This week when I got my most recent issue of Washington Consumer’s Checkbook,the magazine that provides you with consumer tips, on the cover was a basket of groceries. On closer examination I realized that this was because they had a big story, “Trim the Fat from Your Food Bill: Which Supermarkets Offer the Best Prices and Quality.” As a guy who works for BIO in the agriculture section (and eats groceries) I was fascinated — A key paragraph in the story states that for the Washington, DC region,
“The highest prices among stores we surveyed were found at My Organic Market and Whole Foods Market, whose prices were 94 percent and 45 percent higher, respectively, than the Giant/Safeway average. Prices for both My Organic Market and Whole Foods were high for fresh produce and meats, areas where the two chains rate relatively high in our surveys of consumers. But even when we looked only at nonperishable, national brands, for which product quality is not a concern, prices at Whole Foods, for the limited number of items it had in common with the other chains, were still 18 percent higher than the average for Giant and Safeway. (My Organic Market did not have in stock any of the nonperishable items in our market basket, so we were only able to compare its prices to other stores using its prices for fresh produce and meats.)”

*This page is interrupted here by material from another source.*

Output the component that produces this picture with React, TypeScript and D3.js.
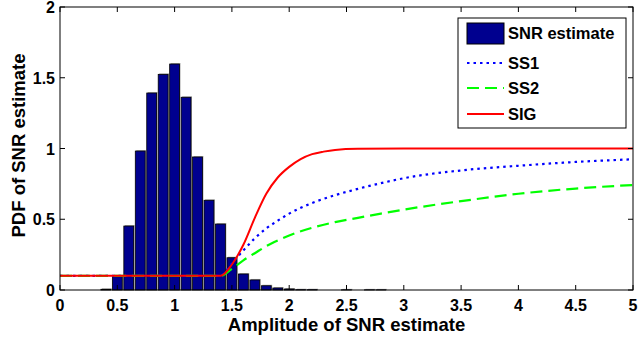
import { useEffect, useRef } from "react"
import * as d3 from "d3"

// histogram of the SNR estimate (bin centres, pdf heights)
const binCenters = [0.4, 0.5, 0.6, 0.7, 0.8, 0.9, 1.0, 1.1, 1.2, 1.3, 1.4, 1.5, 1.6, 1.7, 1.8, 1.9, 2.0, 2.1, 2.2, 2.5, 2.7, 2.8]
const binHeights = [0.005, 0.095, 0.452, 0.982, 1.392, 1.524, 1.597, 1.362, 0.94, 0.634, 0.466, 0.228, 0.113, 0.071, 0.03, 0.014, 0.007, 0.002, 0.002, 0.001, 0.001, 0.001]

// curves
const ss1X = [0, 1.4, 1.5, 1.6, 1.7, 1.8, 1.9, 2.0, 2.2, 2.4, 2.6, 2.8, 3.0, 3.5, 4.0, 4.5, 5.0]
const ss1Y = [0.1, 0.1, 0.19, 0.28, 0.365, 0.435, 0.49, 0.54, 0.615, 0.67, 0.715, 0.755, 0.79, 0.845, 0.878, 0.905, 0.924]

const ss2X = [0, 1.4, 1.5, 1.6, 1.7, 1.8, 1.9, 2.0, 2.2, 2.4, 2.6, 2.8, 3.0, 3.5, 4.0, 4.5, 5.0]
const ss2Y = [0.1, 0.1, 0.15, 0.21, 0.26, 0.31, 0.35, 0.385, 0.44, 0.48, 0.51, 0.54, 0.568, 0.628, 0.68, 0.717, 0.742]

const sigX = [0, 1.4, 1.5, 1.6, 1.7, 1.8, 1.9, 2.0, 2.1, 2.2, 2.3, 2.4, 2.6, 3.0, 4.0, 5.0]
const sigY = [0.1, 0.1, 0.18, 0.32, 0.51, 0.68, 0.795, 0.87, 0.925, 0.96, 0.978, 0.99, 0.998, 1.0, 1.0, 1.0]

const xTicks = [0, 0.5, 1, 1.5, 2, 2.5, 3, 3.5, 4, 4.5, 5]
const yTicks = [0, 0.5, 1, 1.5, 2]

const legendItems = ["SNR estimate", "SS1", "SS2", "SIG"]

export default function App() {
  const ref = useRef<SVGSVGElement | null>(null)

  useEffect(() => {
    const svg = d3.select(ref.current)
    svg.selectAll("*").remove()

    const width = 638
    const height = 340
    const left = 60, right = 633, top = 7, bottom = 290
    const font = "'Liberation Sans', Arial, Helvetica, sans-serif"

    const x = d3.scaleLinear().domain([0, 5]).range([left, right])
    const y = d3.scaleLinear().domain([0, 2]).range([bottom, top])

    svg.attr("width", width).attr("height", height)
    svg.append("rect").attr("width", width).attr("height", height).attr("fill", "#fff")

    // bars
    const bw = (x(0.1) - x(0)) * 0.86
    const bars = binCenters.map((c, i) => ({ c, v: binHeights[i] }))
    const g = svg.append("g")
    g.selectAll("rect.shadow")
      .data(bars)
      .enter()
      .append("rect")
      .attr("x", d => x(d.c) - bw / 2 + 1)
      .attr("y", d => y(d.v) - 1)
      .attr("width", bw)
      .attr("height", d => bottom - y(d.v) + 1)
      .attr("fill", "#aaa")
    g.selectAll("rect.bar")
      .data(bars)
      .enter()
      .append("rect")
      .attr("x", d => x(d.c) - bw / 2)
      .attr("y", d => y(d.v))
      .attr("width", bw)
      .attr("height", d => bottom - y(d.v))
      .attr("fill", "#00008f")
      .attr("stroke", "#000")
      .attr("stroke-width", 0.8)

    const line = d3.line<[number, number]>()
      .x(d => x(d[0]))
      .y(d => y(d[1]))
      .curve(d3.curveMonotoneX)

    const curves = [
      { xs: ss1X, ys: ss1Y, color: "#0000ff", dash: "2.5,4", w: 2.2 },
      { xs: ss2X, ys: ss2Y, color: "#00ff00", dash: "12,6", w: 2.2 },
      { xs: sigX, ys: sigY, color: "#ff0000", dash: null, w: 2 },
    ]
    curves.forEach(cv => {
      svg.append("path")
        .attr("d", line(cv.xs.map((v, i) => [v, cv.ys[i]] as [number, number])))
        .attr("fill", "none")
        .attr("stroke", cv.color)
        .attr("stroke-width", cv.w)
        .attr("stroke-dasharray", cv.dash)
    })

    // axes box and inward ticks
    svg.append("rect")
      .attr("x", left).attr("y", top)
      .attr("width", right - left).attr("height", bottom - top)
      .attr("fill", "none").attr("stroke", "#000").attr("stroke-width", 1)

    const tl = 5
    xTicks.forEach(t => {
      svg.append("line").attr("x1", x(t)).attr("x2", x(t)).attr("y1", bottom).attr("y2", bottom - tl).attr("stroke", "#000")
      svg.append("line").attr("x1", x(t)).attr("x2", x(t)).attr("y1", top).attr("y2", top + tl).attr("stroke", "#000")
      svg.append("text")
        .text(t)
        .attr("x", x(t))
        .attr("y", 311)
        .attr("text-anchor", "middle")
        .attr("font-family", font)
        .attr("font-weight", "bold")
        .attr("font-size", 16)
    })
    yTicks.forEach(t => {
      svg.append("line").attr("x1", left).attr("x2", left + tl).attr("y1", y(t)).attr("y2", y(t)).attr("stroke", "#000")
      svg.append("line").attr("x1", right).attr("x2", right - tl).attr("y1", y(t)).attr("y2", y(t)).attr("stroke", "#000")
      svg.append("text")
        .text(t)
        .attr("x", left - 5)
        .attr("y", y(t) + 6)
        .attr("text-anchor", "end")
        .attr("font-family", font)
        .attr("font-weight", "bold")
        .attr("font-size", 16)
    })

    svg.append("text")
      .text("Amplitude of SNR estimate")
      .attr("x", (left + right) / 2)
      .attr("y", 331)
      .attr("text-anchor", "middle")
      .attr("font-family", font)
      .attr("font-weight", "bold")
      .attr("font-size", 18.5)

    svg.append("text")
      .text("PDF of SNR estimate")
      .attr("transform", `translate(25,${(top + bottom) / 2 - 3}) rotate(-90)`)
      .attr("text-anchor", "middle")
      .attr("font-family", font)
      .attr("font-weight", "bold")
      .attr("font-size", 18.5)

    // legend
    const lg = svg.append("g")
    lg.append("rect")
      .attr("x", 458).attr("y", 18).attr("width", 168).attr("height", 110)
      .attr("fill", "#fff").attr("stroke", "#000").attr("stroke-width", 1)
    const rowY = [33, 63, 88, 114]
    lg.append("rect")
      .attr("x", 467).attr("y", 23).attr("width", 37).attr("height", 21)
      .attr("fill", "#00008f").attr("stroke", "#000")
    curves.forEach((cv, i) => {
      lg.append("line")
        .attr("x1", 467).attr("x2", 504)
        .attr("y1", rowY[i + 1]).attr("y2", rowY[i + 1])
        .attr("stroke", cv.color)
        .attr("stroke-width", cv.w)
        .attr("stroke-dasharray", cv.dash)
    })
    legendItems.forEach((name, i) => {
      lg.append("text")
        .text(name)
        .attr("x", 508)
        .attr("y", rowY[i] + 6)
        .attr("font-family", font)
        .attr("font-weight", "bold")
        .attr("font-size", 16.5)
    })
  }, [])

  return <svg ref={ref} style={{ position: "absolute", left: 0, top: 0 }} />
}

Cost these days is always a factor no matter who you are. And we are trying to make a better world of food through biotechnology. Recently, the International Service for the Acquisition of Agri-Biotech Applications (ISAAA) issued a report, The Global Status of Commercialized Biotech/GM Crops: 2008. The report said that a record 13.3 million farmers in 25 countries are using agricultural biotechnology today. Ninety percent (12.3 million) of these are resource-poor farmers in 15 developing countries. These farmers are adopting biotech crops because, in addition to agronomic benefits, the crops are just better for their bottom line.
Biotechnology is a key contributor to sustainable agriculture. Ag biotech provides solutions for farmers in the form of plants that yield more per acre, resist diseases and insect pests and reduce farmers’ production costs, and inputs. It is these benefits, which drive down the farmers’ production costs and lead to cheaper food. With lower costs for the farmer, these reduced costs can then be passed along to you the consumer.
Technology as part of agriculture is not new. For example, according to the History of American Agriculture in 1830, “About 250-300 labor-hours [were] required to produce 100 bushels (5 acres) of wheat with walking plow, brush harrow, hand broadcast of seed, sickle, and flail.” The History then says, in 1987, “3 labor-hours required to produce 100 bushels (3 acres) of wheat with tractor, 35-foot sweep disk, 30-foot drill, 25-foot self-propelled combine, and trucks.” Now that’s innovation and progress.